Breaking down cyber barriers

By teaching girls programming and computer literacy, two sisters in Afghanistan have triggered something of a digital revolution. Report by Jennifer Collins and Storay Karimi

By Jennifer Collins & Storay Karimi

Groups of teenage girls huddle around computers in a bright blue classroom, some typing furiously, others browsing blogs with the latest fashion trends. Just outside, people go about their daily business in Afghanistan's bustling city of Herat, famed for its ancient fortress and beautiful blue-tiled mosque.

A few months earlier, these teenagers didn't know how to switch on a computer. These days, the girls at Goharshad Begum High School in Afghanistan's third-largest city, post to Facebook and Twitter, update their blogs and code with ease.

Their newly acquired skills are the result of computer training programmes set up in 2012 by the Digital Citizen Fund (DCF) – the brainchild of Afghan entrepreneurs and sisters Roya and Elaha Mahboob and Italian businessman Francesco Rulli.

"We learned film programmes, Gmail, Twitter and Viber," said teenager Hilai, while working on her computer in the school's bustling computer lab. "It developed our knowledge and awareness of technology."

Emancipation through IT

Women's rights have advanced in Afghanistan and the streets of the capital Kabul are a testament to the shift.
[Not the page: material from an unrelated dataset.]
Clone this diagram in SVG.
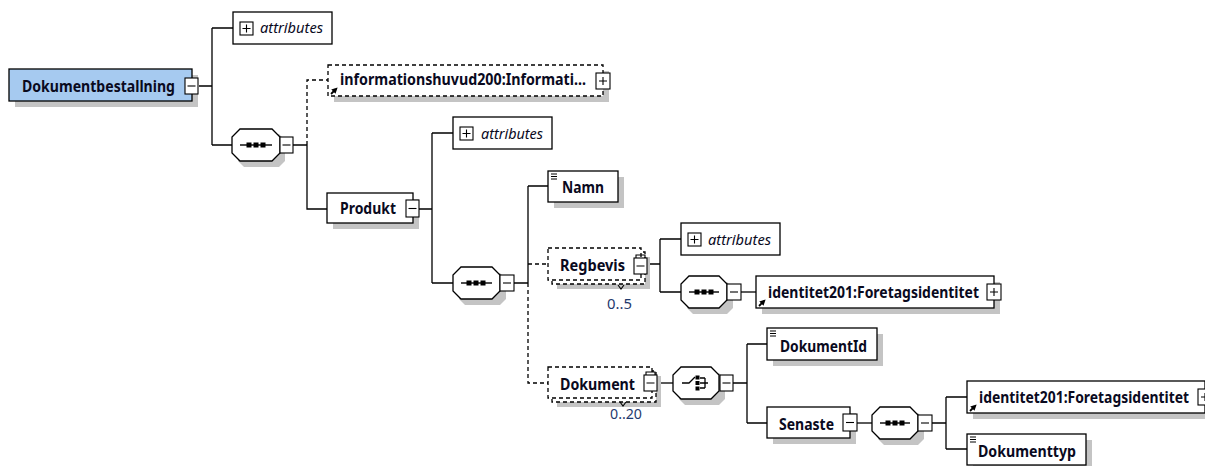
<svg xmlns="http://www.w3.org/2000/svg" width="1205" height="466" viewBox="0 0 1205 466">
<defs>
<style>
.sh{fill:#c4c4c4;stroke:none}
.bx{fill:#fff;stroke:#000;stroke-width:1.3}
.dbx{fill:#fff;stroke:#000;stroke-width:1.3;stroke-dasharray:4,3}
.root{fill:#a6caf0;stroke:#000;stroke-width:1.3}
.t{font-family:"Noto Sans","DejaVu Sans",sans-serif;font-weight:bold;font-size:16px;fill:#0a0a1e}
.at{font-family:"Noto Sans","DejaVu Sans",sans-serif;font-style:italic;font-size:15px;fill:#0a0a1e}
.occ{font-family:"Noto Sans","DejaVu Sans",sans-serif;font-size:14px;fill:#1f3a6e}
.ln{fill:none;stroke:#000;stroke-width:1.3}
.dl{fill:none;stroke:#000;stroke-width:1.3;stroke-dasharray:4,3}
.ib{fill:#fff;stroke:#000;stroke-width:1.1}
.ic{fill:none;stroke:#000;stroke-width:1.1}
.ar{fill:none;stroke:#000;stroke-width:1.8}
.dot{fill:#000}
</style>
<marker id="ar" markerWidth="6" markerHeight="6" refX="3" refY="3" orient="auto" markerUnits="userSpaceOnUse">
<path d="M0,0 L6,3 L0,6 Z" fill="#000"/>
</marker>
</defs>

<g id="connectors">
<path class="ln" d="M199,86 H212 M212,28 V145 M212,28 H233 M212,145 H232"/>
<path class="ln" d="M293,145 H307 M307,145 V209 H327"/>
<path class="dl" d="M307,145 V80 H328"/>
<path class="ln" d="M419,209 H432 M432,133 V283 M432,133 H453 M432,283 H453"/>
<path class="ln" d="M514,283 H528 M528,186 V283 M528,186 H548"/>
<path class="dl" d="M528,283 V383 H548 M528,264 H548"/>
<path class="ln" d="M647,264 H660 M660,239 V292 M660,239 H681 M660,292 H681"/>
<path class="ln" d="M741,292 H756"/>
<path class="ln" d="M657,383 H673"/>
<path class="ln" d="M733,383 H747 M747,344 V423 M747,344 H767 M747,423 H767"/>
<path class="ln" d="M857,423 H872"/>
<path class="ln" d="M932,423 H946 M946,397 V449 M946,397 H967 M946,449 H967"/>
</g>

<g id="node-root">
<rect class="sh" x="15" y="75" width="183" height="32"/>
<rect class="root" x="9" y="69" width="183" height="32"/>
<text class="t" x="22" y="92" textLength="153" lengthAdjust="spacingAndGlyphs">Dokumentbestallning</text>
<rect class="ib" x="185" y="78" width="13" height="16"/>
<path class="ic" d="M187.5,86 H195.5"/>
</g>

<g id="node-attributes1">
<rect class="bx" x="233" y="12" width="99" height="32"/>
<rect class="ib" x="240" y="22" width="13" height="13"/>
<path class="ic" d="M242.5,28.5 H250.5 M246.5,24.5 V32.5"/>
<text class="at" x="260" y="33" textLength="63" lengthAdjust="spacingAndGlyphs">attributes</text>
</g>

<g id="node-seq1">
<path class="sh" d="M244,134 H279 L285,140 V161 L279,167 H244 L238,161 V140 Z"/>
<path class="bx" d="M240,129 H272 L280,137 V153 L272,161 H240 L232,153 V137 Z"/>
<path class="ic" d="M240,145 H272" style="stroke-width:1.4"/>
<rect class="dot" x="246.5" y="142.5" width="5" height="5"/>
<rect class="dot" x="253.5" y="142.5" width="5" height="5"/>
<rect class="dot" x="260.5" y="142.5" width="5" height="5"/>
<rect class="ib" x="280" y="137" width="13" height="16"/>
<path class="ic" d="M282.5,145 H290.5"/>
</g>

<g id="node-informationshuvud">
<rect class="sh" x="334" y="71" width="275" height="31"/>
<rect class="dbx" x="328" y="65" width="275" height="31"/>
<path class="ar" d="M331,94 L335.5,89.5" marker-end="url(#ar)"/>
<text class="t" x="340" y="85" textLength="246" lengthAdjust="spacingAndGlyphs">informationshuvud200:Informati...</text>
<rect class="ib" x="596" y="73" width="14" height="16"/>
<path class="ic" d="M599,81 H607 M603,77 V85"/>
</g>

<g id="node-produkt">
<rect class="sh" x="333" y="199" width="86" height="30"/>
<rect class="bx" x="327" y="193" width="86" height="30"/>
<text class="t" x="340" y="214" textLength="56" lengthAdjust="spacingAndGlyphs">Produkt</text>
<rect class="ib" x="406" y="200" width="13" height="17"/>
<path class="ic" d="M408.5,208.5 H416.5"/>
</g>

<g id="node-attributes2">
<rect class="bx" x="453" y="117" width="99" height="32"/>
<rect class="ib" x="460" y="127" width="13" height="13"/>
<path class="ic" d="M462.5,133.5 H470.5 M466.5,129.5 V137.5"/>
<text class="at" x="481" y="139" textLength="62" lengthAdjust="spacingAndGlyphs">attributes</text>
</g>

<g id="node-seq2">
<path class="sh" d="M465,273 H500 L506,279 V299 L500,305 H465 L459,299 V279 Z"/>
<path class="bx" d="M461,267 H492 L500,275 V291 L492,299 H461 L453,291 V275 Z"/>
<path class="ic" d="M461,283 H492" style="stroke-width:1.4"/>
<rect class="dot" x="466.5" y="280.5" width="5" height="5"/>
<rect class="dot" x="473.5" y="280.5" width="5" height="5"/>
<rect class="dot" x="480.5" y="280.5" width="5" height="5"/>
<rect class="ib" x="500" y="275" width="14" height="16"/>
<path class="ic" d="M503,283 H511"/>
</g>

<g id="node-namn">
<rect class="sh" x="554" y="177" width="70" height="31"/>
<rect class="bx" x="548" y="171" width="70" height="31"/>
<path class="ic" d="M551,174 H557 M551,176.5 H557 M551,179 H557"/>
<text class="t" x="562" y="193" textLength="42" lengthAdjust="spacingAndGlyphs">Namn</text>
</g>

<g id="node-regbevis">
<rect class="sh" x="557" y="257" width="93" height="32"/>
<rect class="dbx" x="552" y="252" width="93" height="32"/>
<rect class="dbx" x="548" y="248" width="93" height="32"/>
<rect class="ib" x="634" y="258" width="13" height="16"/>
<path class="ic" d="M636.5,266 H644.5 M636,258 V255 H645 V258"/>
<path class="ic" d="M618,285 L621,289 L624,285"/>
<text class="t" x="560" y="271" textLength="65" lengthAdjust="spacingAndGlyphs">Regbevis</text>
<text class="occ" x="607" y="309" textLength="25" lengthAdjust="spacingAndGlyphs">0..5</text>
</g>

<g id="node-attributes3">
<rect class="bx" x="681" y="223" width="99" height="32"/>
<rect class="ib" x="688" y="233" width="13" height="13"/>
<path class="ic" d="M690.5,239.5 H698.5 M694.5,235.5 V243.5"/>
<text class="at" x="708" y="245" textLength="63" lengthAdjust="spacingAndGlyphs">attributes</text>
</g>

<g id="node-seq3">
<path class="sh" d="M693,282 H727 L733,288 V308 L727,314 H693 L687,308 V288 Z"/>
<path class="bx" d="M689,276 H719 L727,284 V300 L719,308 H689 L681,300 V284 Z"/>
<path class="ic" d="M689,292 H719" style="stroke-width:1.4"/>
<rect class="dot" x="694.5" y="289.5" width="5" height="5"/>
<rect class="dot" x="701.5" y="289.5" width="5" height="5"/>
<rect class="dot" x="708.5" y="289.5" width="5" height="5"/>
<rect class="ib" x="727" y="284" width="14" height="16"/>
<path class="ic" d="M730,292 H738"/>
</g>

<g id="node-identitet1">
<rect class="sh" x="762" y="282" width="238" height="32"/>
<rect class="bx" x="756" y="276" width="238" height="32"/>
<path class="ar" d="M759,306 L763.5,301.5" marker-end="url(#ar)"/>
<text class="t" x="768" y="298" textLength="211" lengthAdjust="spacingAndGlyphs">identitet201:Foretagsidentitet</text>
<rect class="ib" x="987" y="284" width="14" height="16"/>
<path class="ic" d="M990,292 H998 M994,288 V296"/>
</g>

<g id="node-dokument">
<rect class="sh" x="557" y="376" width="104" height="31"/>
<rect class="dbx" x="552" y="371" width="104" height="31"/>
<rect class="dbx" x="548" y="367" width="104" height="31"/>
<rect class="ib" x="644" y="375" width="13" height="16"/>
<path class="ic" d="M646.5,383 H654.5 M646,375 V372 H655 V375"/>
<path class="ic" d="M620,402 L623,406 L626,402"/>
<text class="t" x="560" y="390" textLength="75" lengthAdjust="spacingAndGlyphs">Dokument</text>
<text class="occ" x="610" y="419" textLength="32" lengthAdjust="spacingAndGlyphs">0..20</text>
</g>

<g id="node-choice">
<path class="sh" d="M685,373 H719 L725,379 V399 L719,405 H685 L679,399 V379 Z"/>
<path class="bx" d="M681,367 H711 L719,375 V391 L711,399 H681 L673,391 V375 Z"/>
<path class="ic" d="M682,383 H689 L695,377 M700,378 H705 M700,383 H708 M700,388 H705 M705,378 V388" style="stroke-width:1.3"/>
<rect class="dot" x="695.5" y="375.5" width="4" height="4"/>
<rect class="dot" x="695.5" y="381" width="4" height="4"/>
<rect class="dot" x="695.5" y="386.5" width="4" height="4"/>
<rect class="ib" x="720" y="375" width="13" height="16"/>
<path class="ic" d="M722.5,383 H730.5"/>
</g>

<g id="node-dokumentid">
<rect class="sh" x="773" y="334" width="110" height="32"/>
<rect class="bx" x="767" y="328" width="110" height="32"/>
<path class="ic" d="M770,331 H776 M770,333.5 H776 M770,336 H776"/>
<text class="t" x="780" y="352" textLength="87" lengthAdjust="spacingAndGlyphs">DokumentId</text>
</g>

<g id="node-senaste">
<rect class="sh" x="773" y="413" width="83" height="31"/>
<rect class="bx" x="767" y="407" width="83" height="31"/>
<text class="t" x="779" y="430" textLength="55" lengthAdjust="spacingAndGlyphs">Senaste</text>
<rect class="ib" x="843" y="414" width="14" height="17"/>
<path class="ic" d="M846,422.5 H854"/>
</g>

<g id="node-seq4">
<path class="sh" d="M884,413 H918 L924,419 V439 L918,445 H884 L878,439 V419 Z"/>
<path class="bx" d="M880,407 H910 L918,415 V431 L910,439 H880 L872,431 V415 Z"/>
<path class="ic" d="M880,423 H910" style="stroke-width:1.4"/>
<rect class="dot" x="885.5" y="420.5" width="5" height="5"/>
<rect class="dot" x="892.5" y="420.5" width="5" height="5"/>
<rect class="dot" x="899.5" y="420.5" width="5" height="5"/>
<rect class="ib" x="918" y="415" width="14" height="16"/>
<path class="ic" d="M921,423 H929"/>
</g>

<g id="node-identitet2">
<rect class="sh" x="973" y="387" width="238" height="32"/>
<rect class="bx" x="967" y="381" width="238" height="32"/>
<path class="ar" d="M970,411 L974.5,406.5" marker-end="url(#ar)"/>
<text class="t" x="979" y="403" textLength="210" lengthAdjust="spacingAndGlyphs">identitet201:Foretagsidentitet</text>
<rect class="ib" x="1198" y="389" width="14" height="16"/>
<path class="ic" d="M1201,397 H1209 M1205,393 V401"/>
</g>

<g id="node-dokumenttyp">
<rect class="sh" x="973" y="440" width="119" height="31"/>
<rect class="dbx" x="967" y="434" width="119" height="31" style="stroke-dasharray:none"/>
<path class="ic" d="M970,437 H976 M970,439.5 H976 M970,442 H976"/>
<text class="t" x="978" y="457" textLength="98" lengthAdjust="spacingAndGlyphs">Dokumenttyp</text>
</g>
</svg>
Some women still cover themselves head to toe in the powder-blue Afghan chador, but countless others wear skinny jeans teamed with long tops, leather jackets and open-toed shoes and clutch their handbags as they head to work, school or college.

But for all that, there is still a widespread belief in the former Taliban-ruled country that a female's place is in the home – and not online. The Mahboob sisters wanted to change this and provide opportunities for women in the increasingly important tech sector by equipping girls' schools with computers and other equipment and teaching them how to use it.

Elaha Mahboob (photo: DW)
Self-help in a digital age: "IT is the most important field right now," says Elaha Mahboob. " After the training we provided, we saw a change in their minds and interest in their computers. Some of them have decided to go on to study IT"

"IT is the most important field right now," said Elaha Mahboob, sitting in a bright and airy Kabul office, eye on her constantly pinging smartphone. "We want to empower women through IT, because it will be very useful for them and their futures."

So far, the nonprofit has established 13 computer and coding centres in Herat and Kabul, acquiring more than 55,000 female students online. That's no small achievement in a country where adult female literacy rates stand at around 18 percent and where women are verbally harassed in public Internet cafes. DCF plans to train a further 5,000 female students in financial and digital literacy and coding and it's having an impact in more ways than one.

"They really love it because they can connect, talk with their friends, share their blogs and ideas," says Mahboob. "After the training we provided, we saw a change in their minds and interest in their computers. Some of them have decided to go on to study IT. Suddenly they were far more connected to other parts of the world."

Facing threats

Elaha Mahboob and her sister are themselves a product of this more interconnected world. Their family fled to Iran during the Soviet occupation of Afghanistan and stayed there until 2003, two years after the collapse of the Taliban regime. In their twenties now, the sisters studied computer science at Herat University and founded IT consulting firm Afghan Citadel Software, which defies social norms by employing mainly women. The company counts NATO and many Afghan government ministries among its clients.

Still, Mahboob and those working in the programme have faced a backlash. Calls and emails threatening violence led one instructor to stop teaching the computer courses. But DCF refuse to quit. Instead, they are trying to challenge the fears some parents and local leaders have about introducing women to computers.

"We are just talking to them to convince them that it is not something bad, but it is just to help their daughters, to enhance their knowledge and also it could be a financial help," says Mahboob. And this tack appears to be working. "Their trust in us and their daughters simply goes on growing."